Increasing plant population can boost total dry matter yield, but only to a point. Beyond that, adding more plants may not improve yield and can reduce digestibility. Farmers also need to consider other risks, such as higher potential for insect and disease damage when plants are crowded.
Not every hybrid reacts the same way. Soil type, fertility, row spacing and weather during the growing season can all change how plant population affects silage quality. That means planting decisions should be tailored to each farm and each field rather than following a single number for all acres.
Cutting Height
Among the tools available to improve fiber digestibility, adjusting chop height is one of the simplest and most effective. Raising the cutter bar leaves the lower, most fibrous part of the plant in the field and harvests more of the digestible portion.

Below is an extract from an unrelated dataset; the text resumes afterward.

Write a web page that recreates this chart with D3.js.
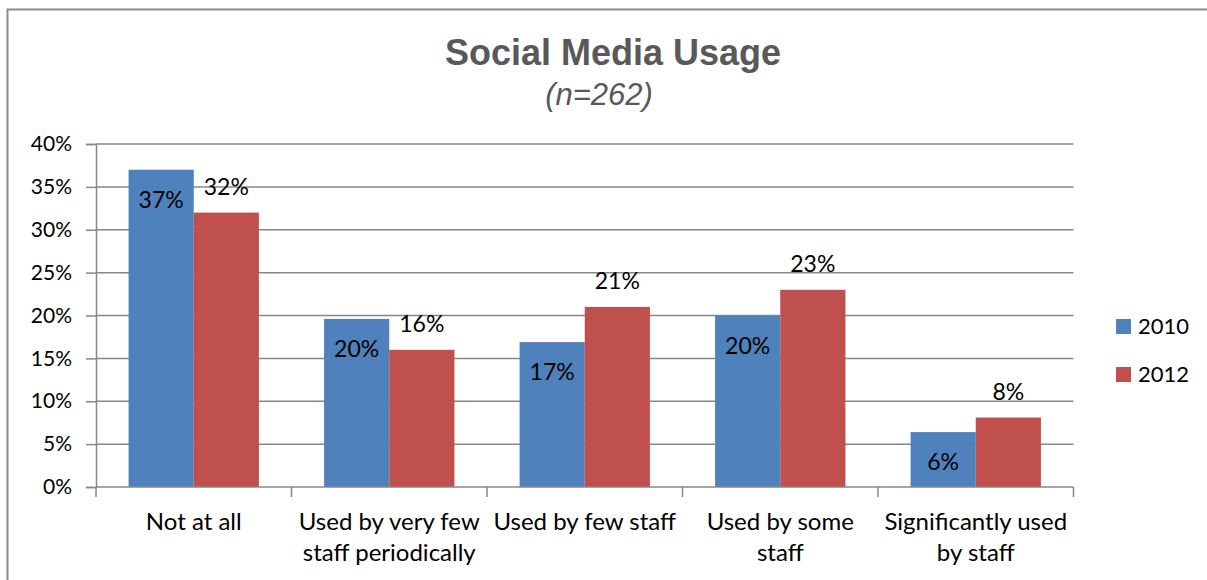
<!DOCTYPE html>
<html>
<head>
<meta charset="utf-8">
<script src="https://cdn.jsdelivr.net/npm/d3@7"></script>
<style>
  body { margin: 0; background: #fff; }
  svg { display: block; }
  text { font-family: Lato, "Open Sans", sans-serif; fill: #000; }
</style>
</head>
<body>
<div id="chart"></div>
<script>
// chart values
const categories = [
  ['Not at all'],
  ['Used by very few', 'staff periodically'],
  ['Used by few staff'],
  ['Used by some', 'staff'],
  ['Significantly used', 'by staff']
]
const seriesNames = ['2010', '2012']
const values2010 = [37, 19.6, 16.9, 20, 6.4]
const values2012 = [32, 16, 21, 23, 8.1]
const yTicks = [0, 5, 10, 15, 20, 25, 30, 35, 40]

const colors = { 2010: '#4f81bd', 2012: '#c0504d' }
const gridColor = '#878787'

const width = 1207
const height = 580
const plot = { left: 96, right: 1073.5, top: 144, bottom: 487 }

const svg = d3.select('#chart').append('svg')
  .attr('width', width).attr('height', height)

// outer frame (only top and left edges show in the crop)
svg.append('path')
  .attr('d', 'M7.5,580 V9.5 H1207')
  .attr('fill', 'none').attr('stroke', '#8c8c8c').attr('stroke-width', 2)

// title
svg.append('text')
  .attr('x', 613).attr('y', 65)
  .attr('text-anchor', 'middle')
  .style('font-family', '"Liberation Sans", Arial, sans-serif')
  .style('font-weight', 'bold').style('font-size', '36px')
  .style('fill', '#595959')
  .text('Social Media Usage')

svg.append('text')
  .attr('x', 599).attr('y', 105)
  .attr('text-anchor', 'middle')
  .style('font-family', '"Liberation Sans", Arial, sans-serif')
  .style('font-style', 'italic').style('font-size', '31px')
  .style('fill', '#595959')
  .text('(n=262)')

const y = d3.scaleLinear().domain([0, 40]).range([plot.bottom, plot.top])
const x0 = d3.scaleBand().domain(d3.range(categories.length)).range([plot.left, plot.right])
const x1 = d3.scaleBand().domain(seriesNames).range([0, x0.bandwidth()]).paddingOuter(0.5)

// gridlines
svg.append('g').selectAll('line')
  .data(yTicks.filter(t => t > 0)).join('line')
  .attr('x1', plot.left).attr('x2', plot.right)
  .attr('y1', d => y(d)).attr('y2', d => y(d))
  .attr('stroke', gridColor).attr('stroke-width', 1.5)

// y axis
const yAxis = svg.append('g')
  .attr('transform', `translate(${plot.left},0)`)
  .call(d3.axisLeft(y).tickValues(yTicks).tickSize(10).tickPadding(14).tickFormat(d => d + '%'))
yAxis.select('.domain').attr('stroke', gridColor).attr('stroke-width', 1.5)
yAxis.selectAll('.tick line').attr('stroke', gridColor).attr('stroke-width', 1.5)
yAxis.selectAll('.tick text').style('font-size', '21px').attr('fill', '#000')
  .style('font-family', 'Lato, sans-serif')

// bars
const rows = categories.map((c, i) => ({ i, vals: [values2010[i], values2012[i]] }))
const groups = svg.append('g').selectAll('g')
  .data(rows).join('g')
  .attr('transform', d => `translate(${x0(d.i)},0)`)

groups.selectAll('rect')
  .data(d => seriesNames.map((s, k) => ({ s, v: d.vals[k] })))
  .join('rect')
  .attr('x', d => x1(d.s))
  .attr('width', x1.bandwidth())
  .attr('y', d => y(d.v))
  .attr('height', d => y(0) - y(d.v))
  .attr('fill', d => colors[d.s])

// data labels: 2010 inside the top of the bar, 2012 above it
groups.selectAll('text.lbl')
  .data(d => seriesNames.map((s, k) => ({ s, v: d.vals[k] })))
  .join('text')
  .attr('class', 'lbl')
  .attr('x', d => x1(d.s) + x1.bandwidth() / 2)
  .attr('y', d => d.s === '2010' ? y(d.v) + 30 : y(d.v) - 26)
  .attr('dy', '0.35em')
  .attr('text-anchor', 'middle')
  .style('font-size', '23px')
  .text(d => Math.round(d.v) + '%')

// x axis
const xAxis = svg.append('g')
svg.append('line')
  .attr('x1', plot.left).attr('x2', plot.right)
  .attr('y1', plot.bottom).attr('y2', plot.bottom)
  .attr('stroke', gridColor).attr('stroke-width', 1.5)
xAxis.selectAll('line')
  .data(d3.range(categories.length + 1)).join('line')
  .attr('x1', d => plot.left + d * x0.step()).attr('x2', d => plot.left + d * x0.step())
  .attr('y1', plot.bottom).attr('y2', plot.bottom + 10)
  .attr('stroke', gridColor).attr('stroke-width', 1.5)

const catLabels = svg.append('g').selectAll('text')
  .data(categories).join('text')
  .attr('text-anchor', 'middle')
  .attr('transform', (d, i) => `translate(${x0(i) + x0.bandwidth() / 2},530)`)
  .style('font-size', '24px')
catLabels.selectAll('tspan')
  .data(d => d).join('tspan')
  .attr('x', 0).attr('y', (d, k) => k * 31)
  .text(d => d)

// legend
const legend = svg.append('g').selectAll('g')
  .data(seriesNames).join('g')
  .attr('transform', (d, i) => `translate(1116,${319 + i * 48})`)
legend.append('rect').attr('width', 15).attr('height', 15).attr('fill', d => colors[d])
legend.append('text').attr('x', 22).attr('y', 7.5).attr('dy', '0.35em')
  .style('font-size', '22px').text(d => d)
</script>
</body>
</html>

“I’ve been asked many times what happens if we increase our cut by 8 or 10 inches,” Goeser says. “Every 10 inches higher, we give up about a ton and a half in as-fed yield, but we gain roughly two units of starch and two units of fiber digestibility. This strategy essentially trades some total tonnage for higher-quality feed.”
Research supports this approach. Studies show that milk per ton is highest at a cutter bar height of 18 inches and lowest at 6 inches. Yield drops about 15% at the higher cut, but starch concentration increases.
However, the economics of higher cuts depend on the year. In years with big crops, it is easier to trade some yield for better feed quality. In tighter years, the focus may shift toward maximizing tonnage. The key is to make the decision intentionally, rather than treating chop height as a fixed setting. Even with the best hybrid, fertility and disease control, timing the harvest and processing the silage properly is critical to capture its full feed value.
Adjusting for the Future
As BMR becomes harder to find, the focus will shift toward a broader mix of management decisions that shape forage quality. Hybrid selection, harvest timing, chop height and emerging genetics all play a role in shaping forage quality. The challenge for producers will be determining how those pieces fit together within the economics of their operation.